As the story continues to gain an ever-increasing amount of press coverage, several major media outlets have admitted their skepticism regarding the reporting and factual evidence surrounding the Rolling Stone feature. The New York Times and Washington Post have both publicly questioned its credibility, and a columnist from the Los Angeles Times has gone so far as saying he does not believe the incident ever happened. The reporter who wrote the story for Rolling Stone, Sabrina Rubin Erdely, is at the heart of the criticism.

The Washington Post’s argument centers on the lack of effort put into locating and interviewing the fraternity brothers accused by Jackie, the alleged victim.

From The Washington Post:

* Erdely didn’t talk to the alleged perpetrators of the attack, as The Washington Post’s Paul Farhi has reported.

When asked repeatedly on that Slate podcast whether she’d interviewed the accused, Erdely sounded evasive. Here’s a rough transcript of the back-and-forth:

Slate DoubleX Podcast: Did they respond about this, did they deny it? What was their response to the allegations?

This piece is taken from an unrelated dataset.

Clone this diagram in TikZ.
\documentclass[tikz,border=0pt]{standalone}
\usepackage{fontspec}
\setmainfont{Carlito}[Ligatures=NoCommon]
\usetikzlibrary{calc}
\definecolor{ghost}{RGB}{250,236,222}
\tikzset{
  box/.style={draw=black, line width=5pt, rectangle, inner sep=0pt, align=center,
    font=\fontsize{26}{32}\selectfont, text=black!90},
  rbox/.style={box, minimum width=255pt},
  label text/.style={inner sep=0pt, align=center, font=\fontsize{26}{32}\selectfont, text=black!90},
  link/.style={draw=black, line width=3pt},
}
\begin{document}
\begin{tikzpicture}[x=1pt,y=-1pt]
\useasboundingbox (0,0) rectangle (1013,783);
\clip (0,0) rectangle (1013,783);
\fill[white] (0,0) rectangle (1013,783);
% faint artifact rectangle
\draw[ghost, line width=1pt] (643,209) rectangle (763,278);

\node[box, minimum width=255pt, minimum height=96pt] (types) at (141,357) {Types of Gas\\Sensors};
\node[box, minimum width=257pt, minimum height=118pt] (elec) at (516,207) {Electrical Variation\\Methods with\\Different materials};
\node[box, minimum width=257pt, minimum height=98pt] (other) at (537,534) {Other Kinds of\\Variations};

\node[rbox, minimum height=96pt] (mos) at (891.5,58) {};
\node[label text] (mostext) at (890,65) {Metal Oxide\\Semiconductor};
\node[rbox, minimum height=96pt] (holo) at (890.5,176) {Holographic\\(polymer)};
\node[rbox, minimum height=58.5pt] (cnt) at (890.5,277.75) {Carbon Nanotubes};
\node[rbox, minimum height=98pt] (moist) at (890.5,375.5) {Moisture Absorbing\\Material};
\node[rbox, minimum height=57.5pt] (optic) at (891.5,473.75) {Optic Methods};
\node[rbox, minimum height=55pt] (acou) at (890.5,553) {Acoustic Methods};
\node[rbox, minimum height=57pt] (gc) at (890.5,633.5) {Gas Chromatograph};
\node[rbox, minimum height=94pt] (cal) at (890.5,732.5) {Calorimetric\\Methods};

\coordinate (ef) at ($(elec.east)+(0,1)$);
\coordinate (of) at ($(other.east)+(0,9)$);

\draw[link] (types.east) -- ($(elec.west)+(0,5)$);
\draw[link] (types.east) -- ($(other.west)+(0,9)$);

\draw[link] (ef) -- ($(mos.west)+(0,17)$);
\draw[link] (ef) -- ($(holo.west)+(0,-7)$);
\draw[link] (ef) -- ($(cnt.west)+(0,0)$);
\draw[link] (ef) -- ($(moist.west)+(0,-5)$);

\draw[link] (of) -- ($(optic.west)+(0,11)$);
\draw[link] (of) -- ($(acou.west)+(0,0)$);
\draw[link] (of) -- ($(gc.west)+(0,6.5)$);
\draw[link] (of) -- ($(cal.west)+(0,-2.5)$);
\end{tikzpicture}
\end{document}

Erdely: There was never a need for a response until I stepped in apparently because it wasn’t until I started asking questions that the university put them under some kind of investigation or so they said. It was unclear to me whether there was actually an investigation. The university said that they were under investigation but when I spoke to the Phi Psi chapter and also to the Phi Psi national representative, both of them said that they were not aware of any kind of university investigation….

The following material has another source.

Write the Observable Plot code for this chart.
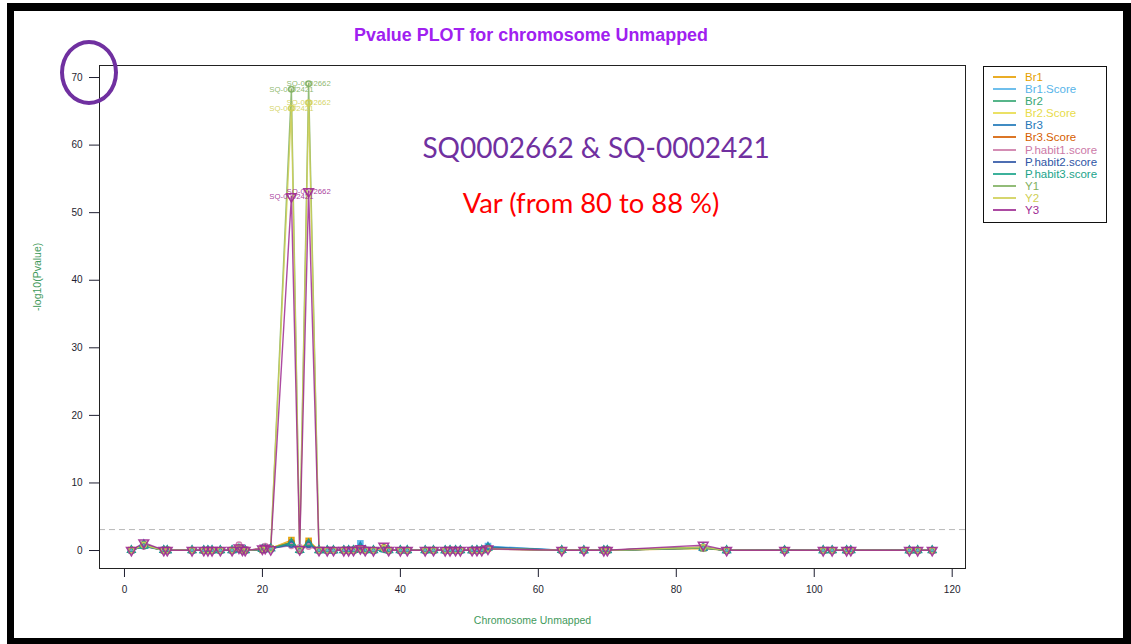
<!DOCTYPE html>
<html>
<head>
<meta charset="utf-8">
<script src="https://cdn.jsdelivr.net/npm/d3@7"></script>
<script src="https://cdn.jsdelivr.net/npm/@observablehq/plot@0.6"></script>
<style>
  html, body { margin: 0; padding: 0; background: #ffffff; }
  #page { position: relative; width: 1131px; height: 644px; overflow: hidden; background: #fff; font-family: "Liberation Sans", Arial, sans-serif; }
  #frameOuter { position: absolute; left: 7px; top: 3px; width: 1124px; height: 641px; background: #000; }
  #frameInner { position: absolute; left: 14px; top: 11px; width: 1109px; height: 627px; background: #fff; }
  #chart { position: absolute; left: 14px; top: 11px; }
  #title { position: absolute; left: 231px; width: 600px; top: 25px; line-height: 20px; text-align: center; font-weight: bold; font-size: 17.9px; color: #A020F0; }
  .note { position: absolute; transform: translate(-50%, -50%); white-space: nowrap; font-family: Lato, "Open Sans", sans-serif; }
  #legend { position: absolute; left: 983px; top: 66px; width: 124px; height: 157px; box-sizing: border-box; border: 1px solid #111; background: #fff; padding-top: 4px; }
  .lrow { height: 12.1px; line-height: 12.1px; font-size: 11.5px; white-space: nowrap; position: relative; }
  .lrow .sw { position: absolute; left: 9px; top: 5px; width: 23px; height: 2px; }
  .lrow .lt { position: absolute; left: 41px; top: 0; }
  #ring { position: absolute; left: 60px; top: 40px; width: 58px; height: 65px; box-sizing: border-box; border: 4px solid #7030A0; border-radius: 50%; }
</style>
</head>
<body>
<div id="page">
  <div id="frameOuter"></div>
  <div id="frameInner"></div>
  <div id="chart"></div>
  <div id="title"></div>
  <div id="legend"></div>
  <div id="ring"></div>
</div>
<script>
// ---- data ----
const titleText = "Pvalue PLOT for chromosome Unmapped";
const xLabel = "Chromosome Unmapped";
const yLabel = "-log10(Pvalue)";
const note1 = "SQ0002662 & SQ-0002421";
const note2 = "Var (from 80 to 88 %)";
const threshold = 3.1;
const xTicks = [0, 20, 40, 60, 80, 100, 120];
const yTicks = [0, 10, 20, 30, 40, 50, 60, 70];

const seriesNames = ["Br1", "Br1.Score", "Br2", "Br2.Score", "Br3", "Br3.Score",
  "P.habit1.score", "P.habit2.score", "P.habit3.score", "Y1", "Y2", "Y3"];
const seriesColors = ["#E69F00", "#56B4E9", "#3AA876", "#E8DC4A", "#1F78B8", "#D55E00",
  "#CC79A7", "#2E55A5", "#1AA38A", "#7FB060", "#CFCF55", "#9E2A92"];
const seriesSymbols = ["square", "square", "circle", "circle", "triangle", "circle",
  "circle", "circle", "triangle", "circle", "circle", "triangleDown"];

const positions = [
  1.0, 2.8, 5.7, 6.2, 9.8, 11.5, 12.1, 12.7,
  13.9, 15.6, 16.6, 17.1, 17.5, 20.0, 20.4, 21.2,
  24.2, 25.4, 26.7, 28.2, 29.4, 30.3, 31.8, 32.5,
  33.2, 34.2, 34.9, 36.1, 37.6, 38.3, 40.0, 41.0,
  43.6, 44.8, 46.5, 47.2, 48.0, 48.7, 50.4, 51.1,
  51.8, 52.7, 63.4, 66.6, 69.5, 70.0, 83.9, 87.3,
  95.7, 101.3, 102.6, 104.7, 105.3, 113.8, 115.0, 117.1];

const markerNames = ["SQ-0002421", "SQ-0002662"];
const markerPositions = [24.2, 26.7];
const labelledSeries = ["Y1", "Y2", "Y3"];

const Br1 = [
  0.05, 0.85, 0.04, 0.05, 0.02, 0.03, 0.02, 0.03,
  0.02, 0.05, 0.35, 0.10, 0.05, 0.10, 0.25, 0.30,
  1.55, 0.10, 1.45, 0.05, 0.03, 0.02, 0.05, 0.04,
  0.06, 0.20, 0.05, 0.04, 0.25, 0.05, 0.03, 0.02,
  0.04, 0.03, 0.02, 0.05, 0.03, 0.04, 0.02, 0.03,
  0.05, 0.35, 0.04, 0.03, 0.02, 0.05, 0.30, 0.04,
  0.03, 0.02, 0.03, 0.02, 0.04, 0.03, 0.02, 0.03];
const Br1Score = [
  0.03, 0.70, 0.05, 0.04, 0.03, 0.02, 0.04, 0.03,
  0.03, 0.04, 0.20, 0.08, 0.04, 0.15, 0.20, 0.25,
  1.10, 0.05, 1.00, 0.04, 0.02, 0.03, 0.04, 0.05,
  0.05, 1.05, 0.06, 0.03, 0.15, 0.04, 0.02, 0.03,
  0.03, 0.04, 0.03, 0.02, 0.04, 0.03, 0.05, 0.04,
  0.10, 0.65, 0.03, 0.02, 0.04, 0.06, 0.35, 0.03,
  0.02, 0.03, 0.02, 0.04, 0.03, 0.02, 0.03, 0.04];
const Br2 = [
  0.04, 0.90, 0.03, 0.04, 0.02, 0.04, 0.03, 0.02,
  0.03, 0.02, 0.25, 0.06, 0.03, 0.20, 0.30, 0.35,
  1.20, 0.06, 1.10, 0.03, 0.04, 0.02, 0.03, 0.04,
  0.04, 0.30, 0.04, 0.05, 0.20, 0.03, 0.04, 0.02,
  0.02, 0.05, 0.04, 0.03, 0.02, 0.05, 0.03, 0.02,
  0.04, 0.30, 0.02, 0.04, 0.03, 0.04, 0.40, 0.05,
  0.04, 0.02, 0.03, 0.02, 0.03, 0.04, 0.02, 0.03];
const Br2Score = [
  0.03, 0.75, 0.04, 0.03, 0.03, 0.02, 0.03, 0.04,
  0.02, 0.03, 0.30, 0.07, 0.04, 0.25, 0.30, 0.40,
  1.30, 0.08, 1.20, 0.04, 0.03, 0.04, 0.02, 0.03,
  0.05, 0.25, 0.03, 0.04, 0.30, 0.04, 0.03, 0.04,
  0.03, 0.02, 0.05, 0.04, 0.03, 0.02, 0.04, 0.03,
  0.05, 0.25, 0.03, 0.03, 0.04, 0.03, 0.45, 0.04,
  0.03, 0.04, 0.02, 0.03, 0.04, 0.02, 0.03, 0.02];
const Br3 = [
  0.04, 0.95, 0.05, 0.03, 0.04, 0.03, 0.02, 0.04,
  0.04, 0.03, 0.20, 0.05, 0.05, 0.20, 0.25, 0.30,
  1.00, 0.07, 0.95, 0.05, 0.02, 0.03, 0.05, 0.03,
  0.04, 0.60, 0.05, 0.03, 0.20, 0.05, 0.03, 0.04,
  0.04, 0.03, 0.02, 0.04, 0.05, 0.03, 0.02, 0.04,
  0.08, 0.55, 0.04, 0.03, 0.02, 0.05, 0.35, 0.03,
  0.02, 0.03, 0.04, 0.03, 0.02, 0.03, 0.04, 0.02];
const Br3Score = [
  0.05, 0.80, 0.03, 0.05, 0.03, 0.02, 0.04, 0.02,
  0.03, 0.05, 0.40, 0.08, 0.03, 0.15, 0.25, 0.30,
  1.25, 0.05, 1.15, 0.03, 0.03, 0.04, 0.03, 0.02,
  0.03, 0.25, 0.04, 0.05, 0.45, 0.03, 0.02, 0.03,
  0.05, 0.04, 0.03, 0.02, 0.04, 0.03, 0.03, 0.05,
  0.03, 0.30, 0.05, 0.04, 0.03, 0.02, 0.40, 0.04,
  0.03, 0.02, 0.04, 0.03, 0.02, 0.04, 0.03, 0.02];
const PHabit1 = [
  0.05, 0.60, 0.04, 0.05, 0.03, 0.04, 0.02, 0.03,
  0.04, 0.06, 0.85, 0.15, 0.05, 0.30, 0.65, 0.35,
  0.70, 0.45, 0.60, 0.05, 0.04, 0.03, 0.04, 0.05,
  0.04, 0.20, 0.03, 0.04, 0.35, 0.04, 0.05, 0.03,
  0.03, 0.04, 0.05, 0.03, 0.04, 0.05, 0.03, 0.04,
  0.05, 0.20, 0.04, 0.05, 0.03, 0.04, 0.55, 0.03,
  0.04, 0.03, 0.02, 0.04, 0.03, 0.05, 0.04, 0.03];
const PHabit2 = [
  0.03, 0.70, 0.03, 0.04, 0.02, 0.03, 0.03, 0.02,
  0.03, 0.04, 0.25, 0.06, 0.04, 0.15, 0.20, 0.25,
  0.90, 0.06, 0.85, 0.04, 0.03, 0.02, 0.03, 0.04,
  0.03, 0.35, 0.05, 0.03, 0.25, 0.04, 0.03, 0.02,
  0.04, 0.03, 0.04, 0.03, 0.02, 0.04, 0.05, 0.03,
  0.04, 0.40, 0.03, 0.04, 0.02, 0.03, 0.45, 0.04,
  0.03, 0.04, 0.03, 0.02, 0.04, 0.03, 0.02, 0.04];
const PHabit3 = [
  0.04, 0.65, 0.04, 0.03, 0.03, 0.02, 0.04, 0.03,
  0.03, 0.05, 0.30, 0.07, 0.03, 0.20, 0.25, 0.30,
  1.15, 0.07, 1.05, 0.03, 0.04, 0.03, 0.02, 0.04,
  0.05, 0.30, 0.04, 0.04, 0.25, 0.03, 0.04, 0.03,
  0.02, 0.04, 0.03, 0.05, 0.03, 0.04, 0.02, 0.05,
  0.03, 0.35, 0.04, 0.02, 0.04, 0.03, 0.45, 0.03,
  0.04, 0.03, 0.02, 0.03, 0.04, 0.02, 0.03, 0.04];
const Y1 = [
  0.04, 0.85, 0.03, 0.04, 0.03, 0.02, 0.03, 0.04,
  0.03, 0.04, 0.30, 0.06, 0.04, 0.20, 0.30, 0.20,
  68.27, 0.10, 69.07, 0.04, 0.03, 0.02, 0.04, 0.03,
  0.04, 0.25, 0.03, 0.05, 0.30, 0.04, 0.02, 0.03,
  0.03, 0.05, 0.04, 0.03, 0.02, 0.04, 0.03, 0.02,
  0.04, 0.30, 0.03, 0.04, 0.03, 0.05, 0.35, 0.04,
  0.03, 0.02, 0.04, 0.03, 0.02, 0.03, 0.04, 0.03];
const Y2 = [
  0.05, 0.80, 0.04, 0.03, 0.04, 0.03, 0.02, 0.03,
  0.04, 0.03, 0.35, 0.07, 0.03, 0.25, 0.35, 0.25,
  65.47, 0.12, 66.26, 0.05, 0.02, 0.04, 0.03, 0.02,
  0.03, 0.30, 0.04, 0.03, 0.35, 0.03, 0.04, 0.02,
  0.04, 0.03, 0.02, 0.04, 0.05, 0.03, 0.04, 0.03,
  0.03, 0.25, 0.04, 0.03, 0.02, 0.04, 0.50, 0.03,
  0.02, 0.04, 0.03, 0.04, 0.03, 0.02, 0.03, 0.02];
const Y3 = [
  0.04, 1.15, 0.05, 0.04, 0.03, 0.04, 0.03, 0.02,
  0.04, 0.05, 0.40, 0.08, 0.05, 0.25, 0.35, 0.15,
  52.39, 0.15, 53.13, 0.05, 0.03, 0.04, 0.02, 0.03,
  0.04, 0.30, 0.05, 0.03, 0.65, 0.05, 0.03, 0.04,
  0.03, 0.04, 0.03, 0.02, 0.04, 0.03, 0.05, 0.04,
  0.05, 0.25, 0.03, 0.04, 0.03, 0.04, 0.80, 0.05,
  0.04, 0.03, 0.02, 0.03, 0.04, 0.03, 0.02, 0.04];

const seriesValues = [Br1, Br1Score, Br2, Br2Score, Br3, Br3Score, PHabit1, PHabit2, PHabit3, Y1, Y2, Y3];

// ---- build long table ----
const rows = seriesNames.flatMap((name, s) =>
  positions.map((pos, i) => ({series: name, pos, value: seriesValues[s][i]})));

const labelRows = labelledSeries.flatMap(name => {
  const s = seriesNames.indexOf(name);
  return markerPositions.map((mp, k) => {
    const i = positions.indexOf(mp);
    return {series: name, pos: mp, value: seriesValues[s][i], label: markerNames[k]};
  });
});

// custom inverted triangle symbol
const triangleDown = {
  draw(context, size) {
    const y = -Math.sqrt(size / (Math.sqrt(3) * 3));
    context.moveTo(0, -y * 2);
    context.lineTo(-Math.sqrt(3) * y, y);
    context.lineTo(Math.sqrt(3) * y, y);
    context.closePath();
  }
};

const dotMarks = seriesNames.map((name, s) => {
  const sym = seriesSymbols[s];
  const filled = sym === "square";
  return Plot.dot(rows.filter(d => d.series === name), {
    x: "pos", y: "value",
    symbol: sym === "triangleDown" ? triangleDown : sym,
    r: sym === "square" ? 2.9 : (sym === "triangleDown" ? 3.6 : 2.7),
    stroke: seriesColors[s],
    fill: filled ? seriesColors[s] : "none",
    strokeWidth: 1.5,
    strokeOpacity: 0.9,
    fillOpacity: 0.85
  });
});

const chart = Plot.plot({
  width: 1109,
  height: 627,
  marginLeft: 85,
  marginRight: 158,
  marginTop: 54,
  marginBottom: 70,
  style: {fontFamily: "Liberation Sans, Arial, sans-serif", fontSize: "10px", color: "#1e1e30", background: "white"},
  x: {domain: [-3.62, 121.93], ticks: xTicks, tickSize: 9, tickPadding: 8, label: null, tickFormat: d => String(d)},
  y: {domain: [-2.66, 71.78], ticks: yTicks, tickSize: 10, tickPadding: 7, label: null, tickFormat: d => String(d)},
  color: {domain: seriesNames, range: seriesColors},
  marks: [
    Plot.ruleY([threshold], {stroke: "#b8b8b8", strokeWidth: 1, strokeDasharray: "6,4"}),
    Plot.line(rows, {x: "pos", y: "value", z: "series", stroke: "series", strokeWidth: 1.4, strokeOpacity: 0.85}),
    ...dotMarks,
    Plot.text(labelRows, {x: "pos", y: "value", text: "label", fill: "series", fontSize: 7.8, fillOpacity: 0.9}),
    Plot.frame({stroke: "#222", strokeWidth: 1}),
    Plot.text([xLabel], {frameAnchor: "bottom", dy: 55, fill: "#3f9a5c", fontSize: 10.5}),
    Plot.text([yLabel], {frameAnchor: "left", dx: -62, dy: -6, rotate: -90, fill: "#3f9a5c", fontSize: 10.5})
  ]
});
document.getElementById("chart").appendChild(chart);

// ---- title, notes, legend ----
document.getElementById("title").textContent = titleText;

const page = document.getElementById("page");
function addNote(text, x, y, size, color) {
  const d = document.createElement("div");
  d.className = "note";
  d.style.left = x + "px";
  d.style.top = y + "px";
  d.style.fontSize = size + "px";
  d.style.color = color;
  d.textContent = text;
  page.appendChild(d);
}
addNote(note1, 596, 147, 28, "#7030A0");
addNote(note2, 591, 202, 27.4, "#FF0000");

const legend = document.getElementById("legend");
seriesNames.forEach((name, s) => {
  const row = document.createElement("div");
  row.className = "lrow";
  const sw = document.createElement("span");
  sw.className = "sw";
  sw.style.background = seriesColors[s];
  sw.style.opacity = 0.85;
  const lt = document.createElement("span");
  lt.className = "lt";
  lt.style.color = seriesColors[s];
  lt.textContent = name;
  row.appendChild(sw);
  row.appendChild(lt);
  legend.appendChild(row);
});
</script>
</body>
</html>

Slate: But did the boys say anything to you? The thing about it is that everybody in the story seems to know who they are…

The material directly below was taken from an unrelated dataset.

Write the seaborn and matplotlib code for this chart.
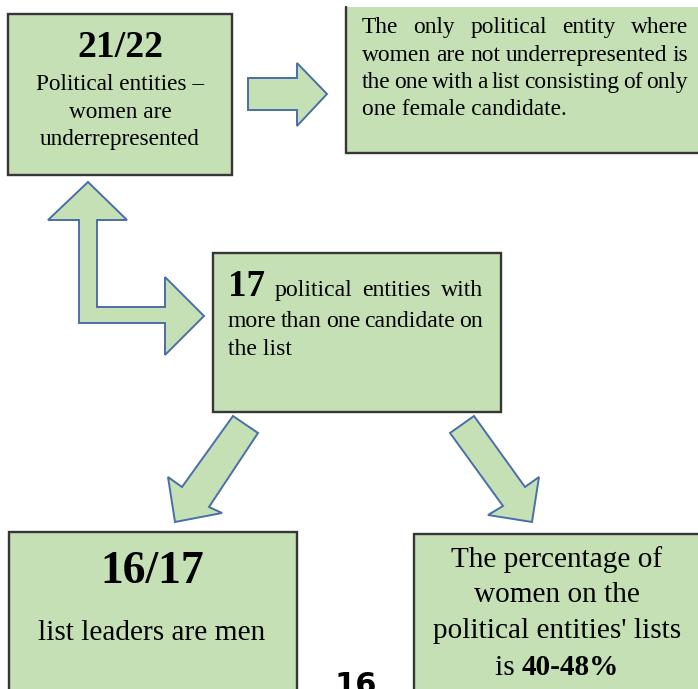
import matplotlib
matplotlib.use("Agg")
import matplotlib.pyplot as plt
import seaborn as sns
from matplotlib.patches import Rectangle, Polygon
from matplotlib.lines import Line2D

sns.set_theme(style="white")
plt.rcParams['font.family'] = ['Liberation Serif', 'DejaVu Serif']
plt.rcParams['text.color'] = 'black'

# ---- content ----
box1_big = "21/22"
box1_lines = ["Political entities \u2013", "women are", "underrepresented"]
box2_lines = ["The only political entity where",
              "women are not underrepresented is",
              "the one with a list consisting of only",
              "one female candidate."]
box3_num = "17"
box3_lines = ["political entities with", "more than one candidate on", "the list"]
box4_big = "16/17"
box4_line = "list leaders are men"
box5_lines = ["The percentage of", "women on the", "political entities' lists", "is"]
box5_value = "40-48%"
page_number = "16"

FILL = "#C5E0B4"
EDGE = "#363636"
ARROW_EDGE = "#4A6EA8"

W, H = 698, 689
fig = plt.figure(figsize=(W / 100, H / 100), dpi=100)
ax = fig.add_axes([0, 0, 1, 1])
ax.set_xlim(0, W)
ax.set_ylim(H, 0)
ax.axis("off")
renderer = fig.canvas.get_renderer()


def width_of(s, size, weight="normal", family=None):
    kw = dict(fontsize=size, fontweight=weight)
    if family:
        kw["family"] = family
    t = ax.text(0, 0, s, **kw)
    w = t.get_window_extent(renderer).width
    t.remove()
    return w


def fit(s, target, weight="normal", family=None):
    return 20 * target / width_of(s, 20, weight, family)


def justify(words, x0, x1, y):
    # words: list of (text, size, weight); spread evenly between x0 and x1
    ws = [width_of(t, s, wt) for t, s, wt in words]
    gap = max(2.0, (x1 - x0 - sum(ws)) / (len(words) - 1))
    x = x0
    for (t, s, wt), w in zip(words, ws):
        ax.text(x, y, t, fontsize=s, fontweight=wt, va="baseline", ha="left", color="black")
        x += w + gap


def box(x0, y0, x1, y1):
    ax.add_patch(Rectangle((x0, y0), x1 - x0, y1 - y0, facecolor=FILL,
                           edgecolor=EDGE, linewidth=1.7, zorder=1))


def arrow(pts):
    ax.add_patch(Polygon(pts, closed=True, facecolor=FILL, edgecolor=ARROW_EDGE,
                         linewidth=1.4, joinstyle="miter", zorder=2))


# ---- boxes ----
box(8, 14, 232, 175)
# box 2 (top edge not drawn, right side runs off the page)
ax.add_patch(Rectangle((346, 7), 380, 146, facecolor=FILL, edgecolor="none", zorder=1))
ax.add_line(Line2D([346, 346], [7, 153], color=EDGE, linewidth=1.7, zorder=1))
ax.add_line(Line2D([346, 710], [153, 153], color=EDGE, linewidth=1.7, zorder=1))
box(213, 253, 501, 412)
box(9, 532, 297, 720)
box(414, 534, 720, 720)

# ---- arrows ----
arrow([(248, 78), (297, 78), (297, 63), (327, 94), (297, 126), (297, 110), (248, 110)])
arrow([(88, 182), (127, 220), (97, 220), (97, 307), (165, 307), (165, 277), (204, 316),
       (165, 355), (165, 323), (79, 323), (79, 220), (48, 220)])
arrow([(233, 416), (258, 433), (209, 507), (222, 513), (175, 522), (168, 477), (182, 487)])
arrow([(474, 416), (450, 433), (503, 506), (488, 515), (532, 522), (539, 477), (525, 487)])

# ---- box 1 text ----
s_big1 = fit(box1_big, 86, "bold")
ax.text(120, 57, box1_big, fontsize=s_big1, fontweight="bold", ha="center", va="baseline")
s1 = fit(box1_lines[2], 160)
for line, yb in zip(box1_lines, [90, 118, 145]):
    ax.text(120, yb, line, fontsize=s1, ha="center", va="baseline")

# ---- box 2 text (justified, last line left-aligned) ----
s2 = fit(box2_lines[2], 325) * 1.045
for line, yb in zip(box2_lines[:-1], [33, 61, 88]):
    justify([(wd, s2, "normal") for wd in line.split()], 362, 688, yb)
ax.text(362, 115, box2_lines[-1], fontsize=s2, ha="left", va="baseline")

# ---- box 3 text ----
s3 = fit(box3_lines[1], 255) * 1.03
s3n = fit(box3_num, 37, "bold")
justify([(box3_num, s3n, "bold")] + [(wd, s3, "normal") for wd in box3_lines[0].split()],
        228, 483, 296)
justify([(wd, s3, "normal") for wd in box3_lines[1].split()], 228, 483, 327)
ax.text(228, 355, box3_lines[2], fontsize=s3, ha="left", va="baseline")

# ---- box 4 text ----
s4b = fit(box4_big, 104, "bold")
ax.text(152, 583, box4_big, fontsize=s4b, fontweight="bold", ha="center", va="baseline")
s4 = fit(box4_line, 228)
ax.text(152, 640, box4_line, fontsize=s4, ha="center", va="baseline")

# ---- box 5 text ----
s5 = fit(box5_lines[2], 248)
for line, yb in zip(box5_lines[:3], [567, 602, 638]):
    ax.text(557, yb, line, fontsize=s5, ha="center", va="baseline")
w_is = width_of(box5_lines[3] + " ", s5)
w_val = width_of(box5_value, s5, "bold")
xs = 557 - (w_is + w_val) / 2
ax.text(xs, 675, box5_lines[3] + " ", fontsize=s5, ha="left", va="baseline")
ax.text(xs + w_is, 675, box5_value, fontsize=s5, fontweight="bold", ha="left", va="baseline")

# ---- page number (cut off by the page edge, as in the source) ----
ax.text(356, 671, page_number, fontsize=22, fontweight="bold", family=["DejaVu Sans"],
        ha="center", va="top")

fig.savefig("out.png", dpi=100)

Erdely: There’s no doubt that — people seem to know who these people are….I would speculate that life inside a frat house is a probably, you know, you have this kind of communal life where everybody is sort of sharing information…People are living lives closely with one another and it seems impossible to imagine that people didn’t know about this.

Slate: Did they try to contact you? Did you try and call them. Was there any communication between you and them?

Erdely: Yeah, I reached out to them in multiple ways. They were kind of hard to get in touch with because their contact page was pretty outdated, but I wound up speaking…with their local president who sent me an email and then I talked with their national guy who’s kind of like their national crisis manager –

Slate: But not the actual boys –

Erdely: They were both helpful in their own way, I guess. All they really said was, they both claim to have been really shocked by the allegations when they were told by the university. And they both said that this is a really tragic thing and if only we had more information we could look into it and that’s the end of that.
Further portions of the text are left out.